ランドルフは、世代が上の視聴者にもお馴染み、とはいえハリス副大統領の「肯定的なモノマネ」芸で有名であり、保守派としてはラフィンを追い払っても、似たような「嫌な奴」が来たということになるかもしれない。一方で、キャラクターの中にはLGBTQを入れるという説もある。
全体的にまだまだ現在進行形であり、もしかするとカールソン対M&M'sの泥仕合には、第2幕もあるかもしれない。それはともかく、この問題、いかにも分断の激しい米国の「病理」であるとか、食品メーカーまでが「政治的な正しさ」に振り回されるという米国市場の「面倒臭さ」という印象を与えるかもしれない。
だが、そう単純な問題とも言えない。今回の騒動には3つの背景が指摘できる。
行われていた企業の緻密な計算
1つは世代間の問題である。日本でも、地上波TV局や雑誌などの出版社が、ここへ来てマーケティングの主要な対象を、引退しつつある高齢世代より若者世代の掘り起こしにシフトを始めている。米国の場合は人口ピラミッドがかなり均一であり、ミレニアル世代に続いて、Z世代が消費市場の主役となりつつある。
M&M'sのような80年の歴史のあるブランドも、革新を続けなくては、こうした世代交代の流れに取り残されてしまう。そんな中で、カールソンの「売ったケンカ」をまるで買うかのように、一旦は「キャラクターの全面廃止」をチラつかせつつ、「スーパーボウルでのカムバック」などという派手な仕掛けを行っているのは、その全体が若者の注目を得るためのマーケティングであると言える。
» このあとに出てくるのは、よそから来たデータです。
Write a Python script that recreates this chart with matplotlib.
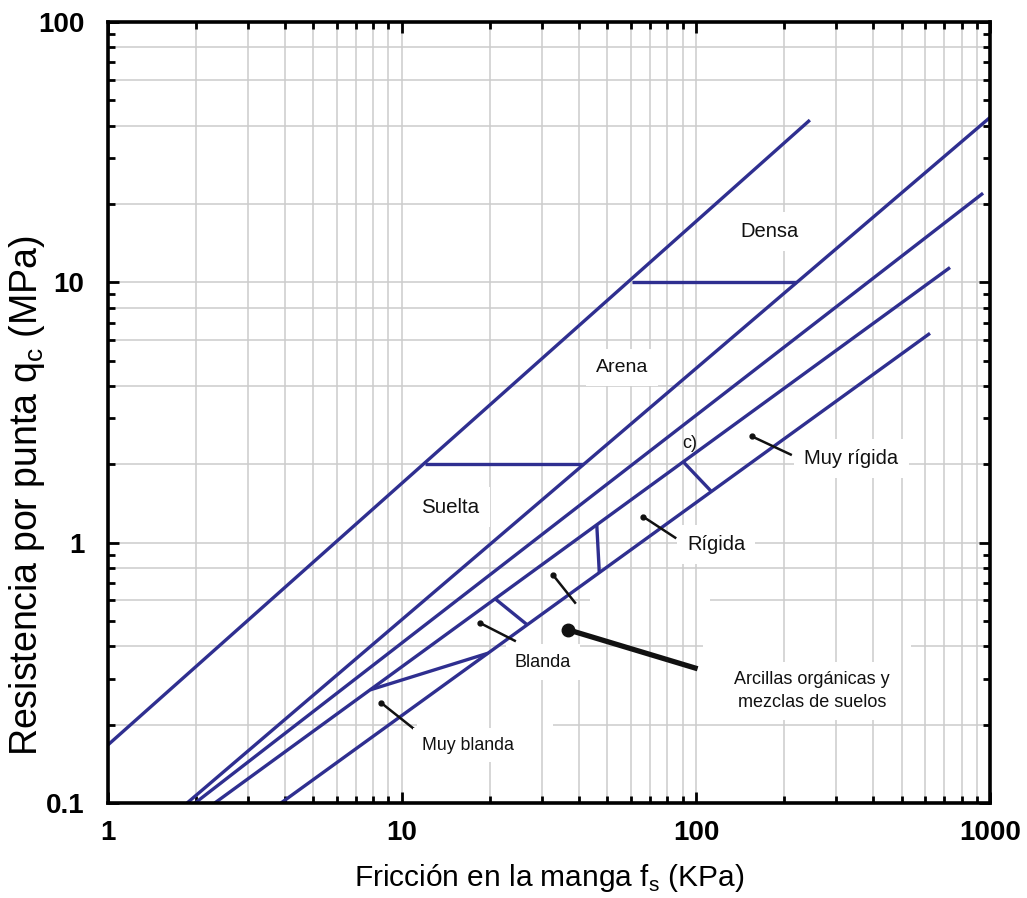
import matplotlib
matplotlib.use("Agg")
import matplotlib.pyplot as plt
import numpy as np
from matplotlib.ticker import FixedLocator, NullFormatter
from matplotlib.patches import Rectangle

plt.rcParams['font.family'] = ['Liberation Sans', 'DejaVu Sans']

# ---- data ----
x_ticks = [1, 10, 100, 1000]
x_tick_labels = ["1", "10", "100", "1000"]
y_ticks = [0.1, 1, 10, 100]
y_tick_labels = ["0.1", "1", "10", "100"]

# main boundary lines (fs in kPa, qc in MPa)
line1_fs = [1.0, 244.0]
line1_qc = [0.167, 42.0]
line2_fs = [1.86, 1000.0]
line2_qc = [0.1, 43.0]
line3_fs = [1.98, 947.0]
line3_qc = [0.1, 22.0]
line4_fs = [2.31, 731.0]
line4_qc = [0.1, 11.4]
line5_fs = [3.88, 625.0]
line5_qc = [0.1, 6.37]

# connecting segments
seg_h10_fs = [60.6, 219.0]
seg_h10_qc = [10.0, 10.0]
seg_h2_fs = [12.0, 41.4]
seg_h2_qc = [2.0, 2.0]
seg_c_fs = [90.3, 113.0]
seg_c_qc = [2.05, 1.57]
seg_v_fs = [46.0, 46.9]
seg_v_qc = [1.17, 0.77]
seg_low_fs = [20.7, 26.6]
seg_low_qc = [0.61, 0.485]
seg_sl_fs = [7.8, 19.6]
seg_sl_qc = [0.272, 0.376]

# pointer lines (start with dot, end)
ptr_muyrig_fs = [155.0, 210.0]
ptr_muyrig_qc = [2.56, 2.18]
ptr_rig_fs = [66.0, 85.0]
ptr_rig_qc = [1.26, 1.045]
ptr_firm_fs = [32.6, 38.8]
ptr_firm_qc = [0.753, 0.588]
ptr_bla_fs = [18.4, 24.2]
ptr_bla_qc = [0.492, 0.42]
ptr_muybla_fs = [8.48, 10.9]
ptr_muybla_qc = [0.243, 0.194]
ptr_org_fs = [36.7, 99.3]
ptr_org_qc = [0.463, 0.330]

labels = ["Densa", "Arena", "Suelta", "c)", "Muy rígida", "Rígida", "Blanda",
          "Arcillas orgánicas y\nmezclas de suelos", "Muy blanda"]
labels_fs = [178.5, 56.0, 14.6, 95.6, 338.0, 117.0, 30.2, 248.0, 16.8]
labels_qc = [15.7, 4.71, 1.37, 2.40, 2.10, 0.985, 0.348, 0.27, 0.167]

y_grid_minor = [2, 4, 6, 8, 20, 40, 60, 80, 0.2, 0.4, 0.6, 0.8]

# ---- figure ----
fig = plt.figure(figsize=(10.27, 8.98), dpi=100)
ax = fig.add_axes([0.105, 0.1058, 0.859, 0.8697])
ax.set_xscale('log')
ax.set_yscale('log')
ax.set_xlim(1, 1000)
ax.set_ylim(0.1, 100)

gcol = '#cccccc'
ax.grid(True, which='both', axis='x', color=gcol, linewidth=1.1, zorder=0)
ax.grid(True, which='major', axis='y', color=gcol, linewidth=1.1, zorder=0)
for v in y_grid_minor:
    ax.axhline(v, color=gcol, linewidth=1.1, zorder=0)

blue = '#2f2f90'
lw = 2.4
for fs, qc in [(line1_fs, line1_qc), (line2_fs, line2_qc), (line3_fs, line3_qc),
               (line4_fs, line4_qc), (line5_fs, line5_qc),
               (seg_h10_fs, seg_h10_qc), (seg_h2_fs, seg_h2_qc), (seg_c_fs, seg_c_qc),
               (seg_v_fs, seg_v_qc), (seg_low_fs, seg_low_qc), (seg_sl_fs, seg_sl_qc)]:
    ax.plot(fs, qc, color=blue, linewidth=lw, solid_capstyle='butt', zorder=3)

# white patches (erased areas behind labels)
for (x0, y0, w, h) in [(0.546, 0.207, 0.137, 0.064), (0.675, 0.115, 0.235, 0.095),
                       (0.35, 0.07, 0.155, 0.06)]:
    ax.add_patch(Rectangle((x0, y0), w, h, transform=ax.transAxes,
                           facecolor='white', edgecolor='none', zorder=1))

for fs, qc in [(ptr_muyrig_fs, ptr_muyrig_qc), (ptr_rig_fs, ptr_rig_qc),
               (ptr_firm_fs, ptr_firm_qc), (ptr_bla_fs, ptr_bla_qc),
               (ptr_muybla_fs, ptr_muybla_qc)]:
    ax.plot(fs, qc, color='#111111', linewidth=1.8, zorder=4)
    ax.plot(fs[0], qc[0], 'o', color='#111111', markersize=3.5, zorder=4)
ax.plot(ptr_org_fs, ptr_org_qc, color='#111111', linewidth=3.8, zorder=4)
ax.plot(ptr_org_fs[0], ptr_org_qc[0], 'o', color='#111111', markersize=9, zorder=4)

label_sizes = [14.5, 14, 14.8, 13, 14.5, 14.5, 13, 13, 12.8]
for t, x, y, s in zip(labels, labels_fs, labels_qc, label_sizes):
    bb = None if t == "c)" else dict(facecolor='white', edgecolor='none',
                                     boxstyle='square,pad=0.5')
    ax.text(x, y, t, ha='center', va='center', fontsize=s, color='#111111',
            linespacing=1.45, zorder=5, bbox=bb)

# ticks
ax.xaxis.set_major_locator(FixedLocator(x_ticks))
ax.yaxis.set_major_locator(FixedLocator(y_ticks))
ax.set_xticklabels(x_tick_labels)
ax.set_yticklabels(y_tick_labels)
ax.xaxis.set_minor_formatter(NullFormatter())
ax.yaxis.set_minor_formatter(NullFormatter())
ax.tick_params(which='both', direction='in', top=True, right=True, width=2.0,
               color='black')
ax.tick_params(which='major', length=8, labelsize=20)
ax.tick_params(axis='x', which='major', pad=12)
ax.tick_params(axis='y', which='major', pad=17)
ax.tick_params(which='minor', length=5)
for lab in ax.get_xticklabels() + ax.get_yticklabels():
    lab.set_fontweight('bold')
for sp in ax.spines.values():
    sp.set_linewidth(2.6)
    sp.set_zorder(6)

ax.set_xlabel('Fricción en la manga f$_{\\mathregular{s}}$ (KPa)', fontsize=21.5, labelpad=12)
ax.set_ylabel('Resistencia por punta q$_{\\mathregular{c}}$ (MPa)', fontsize=27)
ax.yaxis.set_label_coords(-0.069, 0.394)

fig.savefig('out.png', dpi=100)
カールソンの批判が「高齢の保守層」に媚びるものであるのはミエミエである以上、マース社としては、引くに引けない戦いであるとも言える。何故なら、チョコ市場の中でZ世代と高齢者のどちらが大事かということでは、明らかに若者を重視したいからであろう。
2つ目は、そのスーパーボウルの重要性だ。今年のスーパーボウルは、ほぼ100%ポストコロナの社会を達成した米国に取って、マーケティング上、極めて大きな位置づけとなっている。奇しくもその9日前の2月3日には、米国経済は1月の雇用統計において、3.4%という1969年以来という空前の「低失業率」を達成していることを示していた。
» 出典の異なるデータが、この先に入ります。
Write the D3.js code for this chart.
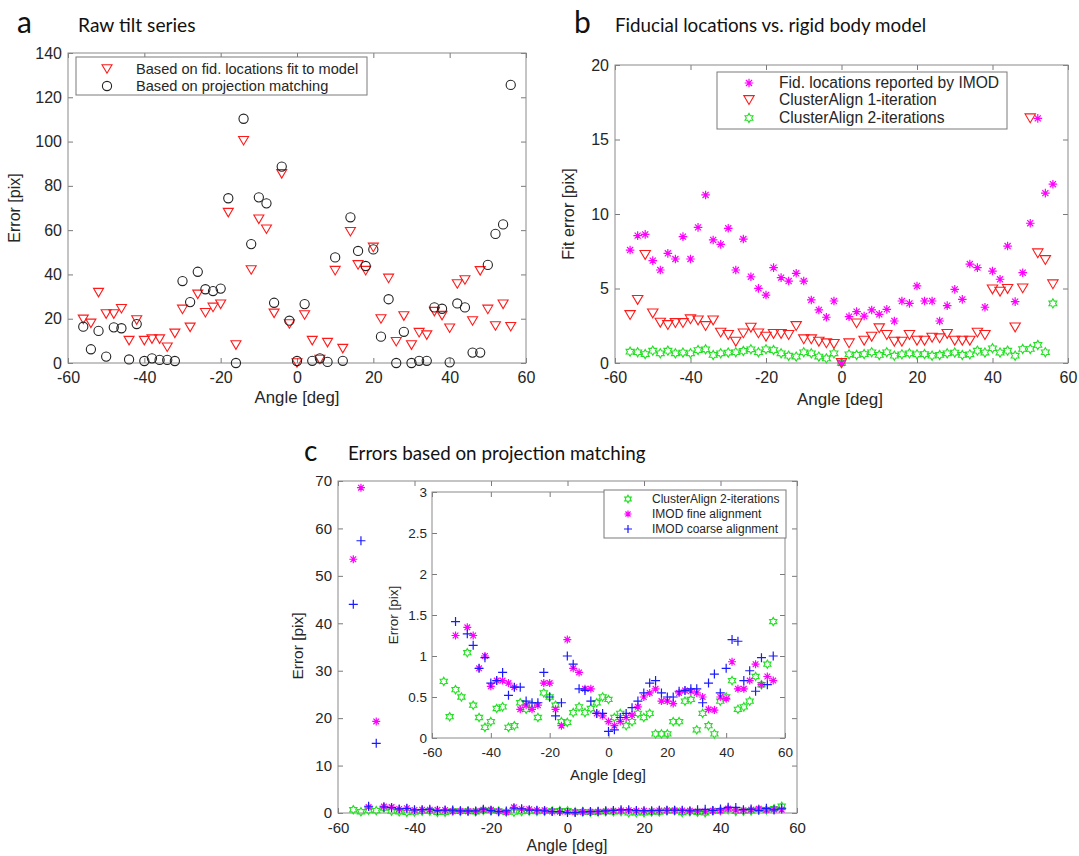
<!DOCTYPE html>
<html>
<head>
<meta charset="utf-8">
<script src="https://cdnjs.cloudflare.com/ajax/libs/d3/7.8.5/d3.min.js"></script>
<style>
body { margin: 0; background: #fff; }
svg text { font-family: "Liberation Sans", Arial, sans-serif; fill: #262626; }
svg text.title { font-family: Lato, "Open Sans", sans-serif; fill: #111; }
</style>
</head>
<body>
<svg id="fig" width="1079" height="856"></svg>
<script>
'use strict';

// tilt angles (deg), shared by every series
let angles = [-56,-54,-52,-50,-48,-46,-44,-42,-40,-38,-36,-34,-32,-30,-28,-26,-24,-22,-20,-18,-16,-14,-12,-10,-8,-6,-4,-2,
              0,2,4,6,8,10,12,14,16,18,20,22,24,26,28,30,32,34,36,38,40,42,44,46,48,50,52,54,56];

// a - raw tilt series
let aFidFit = [19.7,17.9,31.8,22.1,22.1,24.5,10.1,19.4,10.1,10.8,10.8,7.1,13.4,24.2,16.1,31,22.7,25.1,26.5,67.9,8.1,100.4,42,64.9,60.4,22.4,85.4,17.6,
               0,21.7,10.1,1.6,9.2,41.7,6.5,59.3,44.3,41.7,52.2,19.9,38.2,9.6,21.2,8.1,13.7,12.6,23.2,21.4,15.7,35.7,37.5,19,41.6,24.2,16.7,26.5,16.4];
let aProjMatch = [16.4,6.2,14.5,2.9,16.1,15.7,1.6,17.6,0.9,2.1,1.4,1.4,0.9,37,27.5,41.2,33.3,32.5,33.6,74.4,0,110.3,53.7,74.8,72.1,27.2,88.7,19.1,
                  0.9,26.6,1,2.1,0.5,47.7,1,65.8,50.6,43.8,51.3,11.9,28.8,0,14.1,0,1,1,25.1,24.5,0.3,26.9,25.1,4.7,4.7,44.3,58.3,62.6,125.6];

// b - fiducial locations vs rigid body model
let bImod = [7.58,8.55,8.63,6.87,6.24,7.36,6.98,8.48,6.98,9.1,11.28,8.26,7.96,9.04,6.24,8.32,5.79,5.01,4.56,6.4,5.73,5.5,6.02,5.5,4.23,3.56,3.07,4.16,
             0,3.11,3.45,3.15,3.56,3.27,3.6,2.82,4.16,4.0,5.17,4.16,4.16,2.82,3.85,4.94,4.27,6.64,6.4,3.74,6.17,5.62,7.85,4.12,6.06,9.38,16.42,11.4,12.0];
let bClusterAlign1 = [3.22,4.23,7.25,3.33,2.71,2.55,2.68,2.68,2.93,2.86,2.48,2.86,2.04,1.88,1.43,1.99,2.37,1.99,1.77,1.95,1.95,1.88,2.48,1.59,1.59,1.43,1.32,1.28,
                      0,1.32,2.66,1.5,1.77,2.33,1.88,1.43,1.43,1.88,1.5,1.5,1.7,1.66,1.95,1.5,1.5,1.5,2.04,1.88,4.94,4.79,4.97,2.39,5.01,16.42,7.36,6.91,5.28];
let bClusterAlign2 = [0.76,0.72,0.6,0.83,0.65,0.83,0.65,0.7,0.65,0.87,0.92,0.54,0.65,0.7,0.72,0.81,0.92,0.72,0.92,0.87,0.65,0.49,0.43,0.72,0.65,0.43,0.31,0.65,
                      0,0.58,0.54,0.6,0.72,0.54,0.72,0.49,0.58,0.65,0.58,0.6,0.49,0.54,0.65,0.7,0.54,0.58,0.83,0.7,0.99,0.7,0.83,0.49,0.94,0.94,1.21,0.72,4.0];

// c - errors based on projection matching
let cClusterAlign2 = [0.69,0.26,0.59,0.5,1.04,0.4,0.25,0.13,0.2,0.36,0.38,0.13,0.15,0.43,0.35,0.4,0.25,0.55,0.5,0.4,0.2,0.19,0.31,0.38,0.31,0.36,0.43,0.5,
                      0.47,0.25,0.3,0.15,0.2,0.3,0.25,0.3,0.05,0.05,0.05,0.2,0.2,0.45,0.47,0.1,0.3,0.15,0.05,0.45,0.5,0.7,0.35,0.38,0.45,0.75,0.65,0.9,1.42];
let cImodFine = [53.5,68.6,1.25,19.3,1.35,1.25,0.85,1.0,0.63,0.7,0.7,0.67,0.62,0.35,0.4,0.35,0.4,0.67,0.67,0.35,0.15,1.2,0.85,0.8,0.6,0.6,0.3,0.27,
                 0.2,0.15,0.2,0.25,0.28,0.38,0.5,0.55,0.6,0.45,0.45,0.42,0.55,0.58,0.57,0.55,0.5,0.35,0.34,0.5,0.48,0.93,0.6,0.6,0.7,0.9,0.65,0.75,0.7];
let cImodCoarse = [44,57.4,1.42,14.7,1.27,1.13,0.85,0.98,0.67,0.7,0.8,0.52,0.62,0.62,0.45,0.43,0.43,0.8,0.5,0.27,0.43,1.0,0.9,0.6,0.58,0.45,0.3,0.3,
                   0.08,0.1,0.25,0.3,0.37,0.45,0.55,0.67,0.7,0.55,0.5,0.5,0.57,0.58,0.6,0.6,0.43,0.67,0.78,0.55,0.85,1.2,1.18,0.7,0.82,0.57,0.98,0.65,1.0];

let xTicks = [-60,-40,-20,0,20,40,60];

let svg = d3.select('#fig');

// marker outlines in the matlab style
function symbolPath(type, r){
    if(type === 'v'){
        return 'M' + (-r) + ',' + (-0.85*r) + 'L' + r + ',' + (-0.85*r) + 'L0,' + (0.85*r) + 'Z';
    }
    if(type === 'o'){
        return 'M' + r + ',0A' + r + ',' + r + ' 0 1,1 ' + (-r) + ',0A' + r + ',' + r + ' 0 1,1 ' + r + ',0Z';
    }
    if(type === '+'){
        return 'M' + (-r) + ',0H' + r + 'M0,' + (-r) + 'V' + r;
    }
    if(type === '*'){
        let k = r * 0.707;
        return 'M' + (-r) + ',0H' + r + 'M0,' + (-r) + 'V' + r
            + 'M' + (-k) + ',' + (-k) + 'L' + k + ',' + k
            + 'M' + (-k) + ',' + k + 'L' + k + ',' + (-k);
    }
    // hexagram outline
    let pts = [];
    for(let i = 0; i < 12; i++){
        let ang = -Math.PI / 2 + i * Math.PI / 6;
        let rr = (i % 2 === 0) ? r : r / Math.sqrt(3);
        pts.push([rr * Math.cos(ang), rr * Math.sin(ang)]);
    }
    return 'M' + pts.map(function(p){ return p[0].toFixed(2) + ',' + p[1].toFixed(2); }).join('L') + 'Z';
}

function drawAxes(p){
    let x = d3.scaleLinear().domain(p.xDom).range([p.x0, p.x1]);
    let y = d3.scaleLinear().domain(p.yDom).range([p.y1, p.y0]);
    let g = svg.append('g');
    let fmt = function(d){ return String(d); };

    g.append('rect')
        .attr('x', p.x0).attr('y', p.y0)
        .attr('width', p.x1 - p.x0).attr('height', p.y1 - p.y0)
        .attr('fill', '#fff');

    let bottom = g.append('g').attr('transform', 'translate(0,' + p.y1 + ')')
        .call(d3.axisBottom(x).tickValues(xTicks).tickFormat(fmt).tickSizeInner(-5).tickSizeOuter(0).tickPadding(p.xPad));
    let top = g.append('g').attr('transform', 'translate(0,' + p.y0 + ')')
        .call(d3.axisTop(x).tickValues(xTicks).tickFormat('').tickSizeInner(-5).tickSizeOuter(0));
    let left = g.append('g').attr('transform', 'translate(' + p.x0 + ',0)')
        .call(d3.axisLeft(y).tickValues(p.yTicks).tickFormat(fmt).tickSizeInner(-5).tickSizeOuter(0).tickPadding(p.yPad));
    let right = g.append('g').attr('transform', 'translate(' + p.x1 + ',0)')
        .call(d3.axisRight(y).tickValues(p.yTicks).tickFormat('').tickSizeInner(-5).tickSizeOuter(0));

    [bottom, top, left, right].forEach(function(a){
        a.select('.domain').remove();
        a.selectAll('line').attr('stroke', '#7a7a7a');
        a.selectAll('text').attr('font-size', p.fs).attr('fill', '#262626')
            .style('font-family', '"Liberation Sans", Arial, sans-serif');
    });

    g.append('rect')
        .attr('x', p.x0).attr('y', p.y0)
        .attr('width', p.x1 - p.x0).attr('height', p.y1 - p.y0)
        .attr('fill', 'none').attr('stroke', '#8a8a8a').attr('stroke-width', 1);

    let plot = g.append('g');
    return {g: g, plot: plot, x: x, y: y, yMax: p.yDom[1]};
}

function drawSeries(ax, vals, type, color, r, sw){
    let pts = angles.map(function(a, i){ return {a: a, v: vals[i]}; })
        .filter(function(d){ return d.v <= ax.yMax; });
    ax.plot.selectAll(null)
        .data(pts)
        .enter().append('path')
            .attr('d', symbolPath(type, r))
            .attr('transform', function(d){ return 'translate(' + ax.x(d.a) + ',' + ax.y(d.v) + ')'; })
            .attr('fill', 'none')
            .attr('stroke', color)
            .attr('stroke-width', sw);
}

function drawLegend(box, rows, fs, mx, tx){
    let g = svg.append('g');
    g.append('rect')
        .attr('x', box[0]).attr('y', box[1])
        .attr('width', box[2] - box[0]).attr('height', box[3] - box[1])
        .attr('fill', '#fff').attr('stroke', '#7a7a7a');
    rows.forEach(function(row){
        g.append('path')
            .attr('d', symbolPath(row.type, row.r))
            .attr('transform', 'translate(' + mx + ',' + row.y + ')')
            .attr('fill', 'none').attr('stroke', row.color).attr('stroke-width', row.sw);
        g.append('text')
            .attr('x', tx).attr('y', row.y)
            .attr('dy', '0.35em')
            .attr('font-size', fs)
            .text(row.label);
    });
}

function label(x, y, txt, fs, rotate, cls){
    let t = svg.append('text')
        .attr('font-size', fs)
        .attr('text-anchor', rotate ? 'middle' : 'start')
        .text(txt);
    if(cls){ t.attr('class', cls); }
    if(rotate){
        t.attr('transform', 'translate(' + x + ',' + y + ')rotate(-90)');
    } else {
        t.attr('x', x).attr('y', y);
    }
    return t;
}

// ---------- panel a ----------
let axA = drawAxes({x0: 68, x1: 526, y0: 53, y1: 363, xDom: [-60, 60], yDom: [0, 140],
    yTicks: [0,20,40,60,80,100,120,140], fs: 16, xPad: 9, yPad: 6});
drawSeries(axA, aFidFit, 'v', '#ff1a1a', 5, 1.1);
drawSeries(axA, aProjMatch, 'o', '#222', 4.6, 1.1);
drawLegend([76, 57, 367, 95], [
    {type: 'v', r: 5, color: '#ff1a1a', sw: 1.1, y: 69, label: 'Based on fid. locations fit to model'},
    {type: 'o', r: 4.6, color: '#222', sw: 1.1, y: 86, label: 'Based on projection matching'}
], 14.6, 107, 136);
label(20, 208, 'Error [pix]', 16, true);
label(297, 403, 'Angle [deg]', 16.8, false).attr('text-anchor', 'middle');
label(17, 33, 'a', 30, false, 'title');
label(78, 32, 'Raw tilt series', 19.2, false, 'title');

// ---------- panel b ----------
let axB = drawAxes({x0: 615, x1: 1068, y0: 65, y1: 363, xDom: [-60, 60], yDom: [0, 20],
    yTicks: [0,5,10,15,20], fs: 16, xPad: 9, yPad: 6});
drawSeries(axB, bClusterAlign2, 'h', '#22e022', 4.6, 1.1);
drawSeries(axB, bClusterAlign1, 'v', '#ff1a1a', 5.2, 1.1);
drawSeries(axB, bImod, '*', '#ff00ff', 4.3, 1.2);
drawLegend([717, 72, 1007, 129], [
    {type: '*', r: 4.3, color: '#ff00ff', sw: 1.2, y: 83, label: 'Fid. locations reported by IMOD'},
    {type: 'v', r: 5.2, color: '#ff1a1a', sw: 1.1, y: 100, label: 'ClusterAlign 1-iteration'},
    {type: 'h', r: 4.6, color: '#22e022', sw: 1.1, y: 118, label: 'ClusterAlign 2-iterations'}
], 15.6, 749, 779);
label(574, 214, 'Fit error [pix]', 16.3, true);
label(840, 405, 'Angle [deg]', 17, false).attr('text-anchor', 'middle');
label(574, 33, 'b', 30, false, 'title');
label(615, 32, 'Fiducial locations vs. rigid body model', 18.8, false, 'title');

// ---------- panel c ----------
let axC = drawAxes({x0: 338, x1: 797, y0: 481, y1: 813, xDom: [-60, 60], yDom: [0, 70],
    yTicks: [0,10,20,30,40,50,60,70], fs: 15, xPad: 9, yPad: 6});
drawSeries(axC, cClusterAlign2, 'h', '#22e022', 4.2, 1.1);
drawSeries(axC, cImodFine, '*', '#ff00ff', 4, 1.2);
drawSeries(axC, cImodCoarse, '+', '#1a1aff', 4.5, 1.2);
label(303, 646, 'Error [pix]', 15.5, true);
label(567, 851, 'Angle [deg]', 16, false).attr('text-anchor', 'middle');
label(304, 461, 'c', 28, false, 'title');
label(348, 460, 'Errors based on projection matching', 18.8, false, 'title');

// inset zoomed to the low-error range
let axI = drawAxes({x0: 432, x1: 785, y0: 492, y1: 738, xDom: [-60, 60], yDom: [0, 3],
    yTicks: [0,0.5,1,1.5,2,2.5,3], fs: 13.5, xPad: 9, yPad: 5});
drawSeries(axI, cClusterAlign2, 'h', '#22e022', 4.2, 1.1);
drawSeries(axI, cImodFine, '*', '#ff00ff', 4, 1.2);
drawSeries(axI, cImodCoarse, '+', '#1a1aff', 4.5, 1.2);
drawLegend([604, 490, 786, 538], [
    {type: 'h', r: 3.8, color: '#22e022', sw: 1.1, y: 499, label: 'ClusterAlign 2-iterations'},
    {type: '*', r: 3.6, color: '#ff00ff', sw: 1.2, y: 514, label: 'IMOD fine alignment'},
    {type: '+', r: 4, color: '#1a1aff', sw: 1.2, y: 529, label: 'IMOD coarse alignment'}
], 12, 628, 652);
label(398, 615, 'Error [pix]', 13.5, true);
label(608, 780, 'Angle [deg]', 15, false).attr('text-anchor', 'middle');
</script>
</body>
</html>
米連邦準備理事会(FRB)はインフレ退治のために、「不況入りも辞さず」という構えで利上げを続け、実際にハイテク系では大きなリストラも始まっていたのだが、この「低失業率」が示しているのは、米国の景気の底堅さである。このスーパーボウルの広告枠を使ったTV商戦の意味は、「不況へ向かうのか、それとも踏みとどまるのか」という意味でも、極めて大きい。
たかが菓子メーカーといえども、M&M'sを要するマーズ社にとって、このスーパーボウル商戦の位置づけは大きいに違いない。だからこそ、ここまでの仕掛けを仕込んだのであろう。
そんな中、スーパーボウルは、イーグルスとチーフスという、最も話題性のあるチーム同士の対決となった。とりわけ史上初のアフリカ系クオーターバック(QB)同士の対決となったことは大いに注目されている。国民的行事とも言えるハーフタイムショーは、アップル社が協賛してR&Bの新女王というべきバルバドス出身のリアーナが務める。
米プロフットボールリーグ(NFL)も時流に乗らねば生き残っていくことはできないわけで、巨大なカネがより若い世代向けのマーケティングに回っているのである。M&M'sとしては、これに乗らない訳には行かないというわけだ。